# Set exercise
Return the listing below verbatim. Pictures do not belong in the copy.

# Data segment
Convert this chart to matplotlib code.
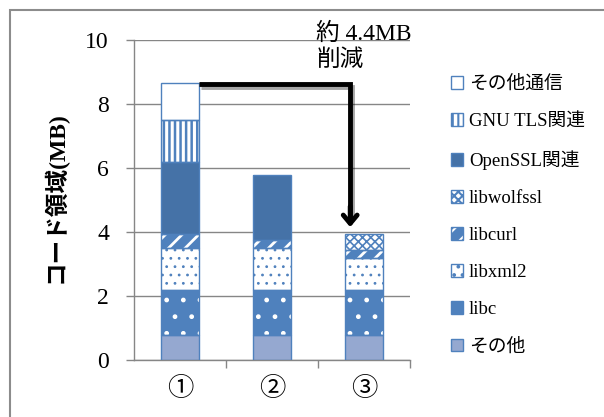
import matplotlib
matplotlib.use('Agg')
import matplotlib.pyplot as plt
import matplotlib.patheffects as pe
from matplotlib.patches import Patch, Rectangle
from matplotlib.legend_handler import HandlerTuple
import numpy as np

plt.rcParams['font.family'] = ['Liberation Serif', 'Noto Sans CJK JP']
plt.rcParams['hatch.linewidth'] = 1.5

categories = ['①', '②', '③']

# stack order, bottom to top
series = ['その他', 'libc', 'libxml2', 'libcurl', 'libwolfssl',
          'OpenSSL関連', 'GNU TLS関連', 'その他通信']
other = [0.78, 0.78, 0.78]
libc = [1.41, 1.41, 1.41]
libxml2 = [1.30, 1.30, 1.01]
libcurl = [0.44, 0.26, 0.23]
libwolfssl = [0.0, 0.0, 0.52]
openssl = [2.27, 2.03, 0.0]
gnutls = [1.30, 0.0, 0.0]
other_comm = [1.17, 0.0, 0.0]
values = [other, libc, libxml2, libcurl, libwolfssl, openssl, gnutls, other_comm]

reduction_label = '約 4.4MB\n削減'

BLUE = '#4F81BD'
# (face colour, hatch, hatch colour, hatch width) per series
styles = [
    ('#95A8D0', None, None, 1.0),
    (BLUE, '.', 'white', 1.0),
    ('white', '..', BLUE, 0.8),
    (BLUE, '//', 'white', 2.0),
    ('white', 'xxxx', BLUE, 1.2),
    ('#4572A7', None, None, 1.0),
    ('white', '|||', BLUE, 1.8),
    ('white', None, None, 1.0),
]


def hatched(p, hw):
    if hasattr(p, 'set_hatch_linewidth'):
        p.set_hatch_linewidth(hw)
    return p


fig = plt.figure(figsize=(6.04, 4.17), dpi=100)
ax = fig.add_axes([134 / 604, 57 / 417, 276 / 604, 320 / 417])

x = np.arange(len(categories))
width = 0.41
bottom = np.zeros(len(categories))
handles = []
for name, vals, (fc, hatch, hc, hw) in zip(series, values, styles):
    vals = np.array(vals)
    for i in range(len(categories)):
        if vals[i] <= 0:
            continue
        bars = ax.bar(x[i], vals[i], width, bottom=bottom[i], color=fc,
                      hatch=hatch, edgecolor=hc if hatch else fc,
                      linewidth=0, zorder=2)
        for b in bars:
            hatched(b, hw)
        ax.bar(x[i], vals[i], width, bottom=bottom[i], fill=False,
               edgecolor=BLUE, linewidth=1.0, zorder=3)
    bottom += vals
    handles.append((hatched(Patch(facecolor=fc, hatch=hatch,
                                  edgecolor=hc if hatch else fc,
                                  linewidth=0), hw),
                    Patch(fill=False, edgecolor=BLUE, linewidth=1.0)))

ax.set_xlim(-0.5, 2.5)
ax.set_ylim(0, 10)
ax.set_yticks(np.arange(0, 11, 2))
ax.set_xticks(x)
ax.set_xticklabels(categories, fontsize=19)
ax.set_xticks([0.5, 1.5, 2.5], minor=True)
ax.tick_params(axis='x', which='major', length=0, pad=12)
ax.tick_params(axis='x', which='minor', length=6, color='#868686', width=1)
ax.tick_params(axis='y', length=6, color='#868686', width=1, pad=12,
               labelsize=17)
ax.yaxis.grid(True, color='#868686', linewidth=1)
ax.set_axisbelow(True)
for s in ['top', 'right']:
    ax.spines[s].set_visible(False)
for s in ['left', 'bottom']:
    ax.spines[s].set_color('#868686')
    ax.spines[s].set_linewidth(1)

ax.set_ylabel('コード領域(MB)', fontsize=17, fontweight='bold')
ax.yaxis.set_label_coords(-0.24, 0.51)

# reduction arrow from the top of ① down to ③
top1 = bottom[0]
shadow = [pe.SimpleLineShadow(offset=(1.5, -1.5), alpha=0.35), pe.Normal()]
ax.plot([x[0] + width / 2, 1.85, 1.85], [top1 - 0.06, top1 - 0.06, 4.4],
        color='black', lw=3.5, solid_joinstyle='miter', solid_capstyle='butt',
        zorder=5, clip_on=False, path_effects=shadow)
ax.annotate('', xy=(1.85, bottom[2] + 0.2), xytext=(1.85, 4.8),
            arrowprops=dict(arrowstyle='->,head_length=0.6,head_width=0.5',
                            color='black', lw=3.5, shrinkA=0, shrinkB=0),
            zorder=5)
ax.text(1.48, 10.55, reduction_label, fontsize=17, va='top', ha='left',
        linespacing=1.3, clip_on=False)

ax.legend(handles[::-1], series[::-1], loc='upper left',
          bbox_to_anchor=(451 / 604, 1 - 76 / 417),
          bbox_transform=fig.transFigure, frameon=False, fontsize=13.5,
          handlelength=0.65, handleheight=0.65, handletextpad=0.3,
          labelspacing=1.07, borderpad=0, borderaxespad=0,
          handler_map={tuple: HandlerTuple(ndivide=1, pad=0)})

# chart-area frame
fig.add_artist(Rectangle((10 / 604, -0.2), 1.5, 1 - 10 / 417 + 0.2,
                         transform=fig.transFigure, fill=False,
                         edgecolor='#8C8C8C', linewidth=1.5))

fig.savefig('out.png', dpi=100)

# Finished answer
Convert this chart to matplotlib code.
import matplotlib
matplotlib.use('Agg')
import matplotlib.pyplot as plt
import matplotlib.patheffects as pe
from matplotlib.patches import Patch, Rectangle
from matplotlib.legend_handler import HandlerTuple
import numpy as np

plt.rcParams['font.family'] = ['Liberation Serif', 'Noto Sans CJK JP']
plt.rcParams['hatch.linewidth'] = 1.5

categories = ['①', '②', '③']

# stack order, bottom to top
series = ['その他', 'libc', 'libxml2', 'libcurl', 'libwolfssl',
          'OpenSSL関連', 'GNU TLS関連', 'その他通信']
other = [0.78, 0.78, 0.78]
libc = [1.41, 1.41, 1.41]
libxml2 = [1.30, 1.30, 1.01]
libcurl = [0.44, 0.26, 0.23]
libwolfssl = [0.0, 0.0, 0.52]
openssl = [2.27, 2.03, 0.0]
gnutls = [1.30, 0.0, 0.0]
other_comm = [1.17, 0.0, 0.0]
values = [other, libc, libxml2, libcurl, libwolfssl, openssl, gnutls, other_comm]

reduction_label = '約 4.4MB\n削減'

BLUE = '#4F81BD'
# (face colour, hatch, hatch colour, hatch width) per series
styles = [
    ('#95A8D0', None, None, 1.0),
    (BLUE, '.', 'white', 1.0),
    ('white', '..', BLUE, 0.8),
    (BLUE, '//', 'white', 2.0),
    ('white', 'xxxx', BLUE, 1.2),
    ('#4572A7', None, None, 1.0),
    ('white', '|||', BLUE, 1.8),
    ('white', None, None, 1.0),
]


def hatched(p, hw):
    if hasattr(p, 'set_hatch_linewidth'):
        p.set_hatch_linewidth(hw)
    return p


fig = plt.figure(figsize=(6.04, 4.17), dpi=100)
ax = fig.add_axes([134 / 604, 57 / 417, 276 / 604, 320 / 417])

x = np.arange(len(categories))
width = 0.41
bottom = np.zeros(len(categories))
handles = []
for name, vals, (fc, hatch, hc, hw) in zip(series, values, styles):
    vals = np.array(vals)
    for i in range(len(categories)):
        if vals[i] <= 0:
            continue
        bars = ax.bar(x[i], vals[i], width, bottom=bottom[i], color=fc,
                      hatch=hatch, edgecolor=hc if hatch else fc,
                      linewidth=0, zorder=2)
        for b in bars:
            hatched(b, hw)
        ax.bar(x[i], vals[i], width, bottom=bottom[i], fill=False,
               edgecolor=BLUE, linewidth=1.0, zorder=3)
    bottom += vals
    handles.append((hatched(Patch(facecolor=fc, hatch=hatch,
                                  edgecolor=hc if hatch else fc,
                                  linewidth=0), hw),
                    Patch(fill=False, edgecolor=BLUE, linewidth=1.0)))

ax.set_xlim(-0.5, 2.5)
ax.set_ylim(0, 10)
ax.set_yticks(np.arange(0, 11, 2))
ax.set_xticks(x)
ax.set_xticklabels(categories, fontsize=19)
ax.set_xticks([0.5, 1.5, 2.5], minor=True)
ax.tick_params(axis='x', which='major', length=0, pad=12)
ax.tick_params(axis='x', which='minor', length=6, color='#868686', width=1)
ax.tick_params(axis='y', length=6, color='#868686', width=1, pad=12,
               labelsize=17)
ax.yaxis.grid(True, color='#868686', linewidth=1)
ax.set_axisbelow(True)
for s in ['top', 'right']:
    ax.spines[s].set_visible(False)
for s in ['left', 'bottom']:
    ax.spines[s].set_color('#868686')
    ax.spines[s].set_linewidth(1)

ax.set_ylabel('コード領域(MB)', fontsize=17, fontweight='bold')
ax.yaxis.set_label_coords(-0.24, 0.51)

# reduction arrow from the top of ① down to ③
top1 = bottom[0]
shadow = [pe.SimpleLineShadow(offset=(1.5, -1.5), alpha=0.35), pe.Normal()]
ax.plot([x[0] + width / 2, 1.85, 1.85], [top1 - 0.06, top1 - 0.06, 4.4],
        color='black', lw=3.5, solid_joinstyle='miter', solid_capstyle='butt',
        zorder=5, clip_on=False, path_effects=shadow)
ax.annotate('', xy=(1.85, bottom[2] + 0.2), xytext=(1.85, 4.8),
            arrowprops=dict(arrowstyle='->,head_length=0.6,head_width=0.5',
                            color='black', lw=3.5, shrinkA=0, shrinkB=0),
            zorder=5)
ax.text(1.48, 10.55, reduction_label, fontsize=17, va='top', ha='left',
        linespacing=1.3, clip_on=False)

ax.legend(handles[::-1], series[::-1], loc='upper left',
          bbox_to_anchor=(451 / 604, 1 - 76 / 417),
          bbox_transform=fig.transFigure, frameon=False, fontsize=13.5,
          handlelength=0.65, handleheight=0.65, handletextpad=0.3,
          labelspacing=1.07, borderpad=0, borderaxespad=0,
          handler_map={tuple: HandlerTuple(ndivide=1, pad=0)})

# chart-area frame
fig.add_artist(Rectangle((10 / 604, -0.2), 1.5, 1 - 10 / 417 + 0.2,
                         transform=fig.transFigure, fill=False,
                         edgecolor='#8C8C8C', linewidth=1.5))

fig.savefig('out.png', dpi=100)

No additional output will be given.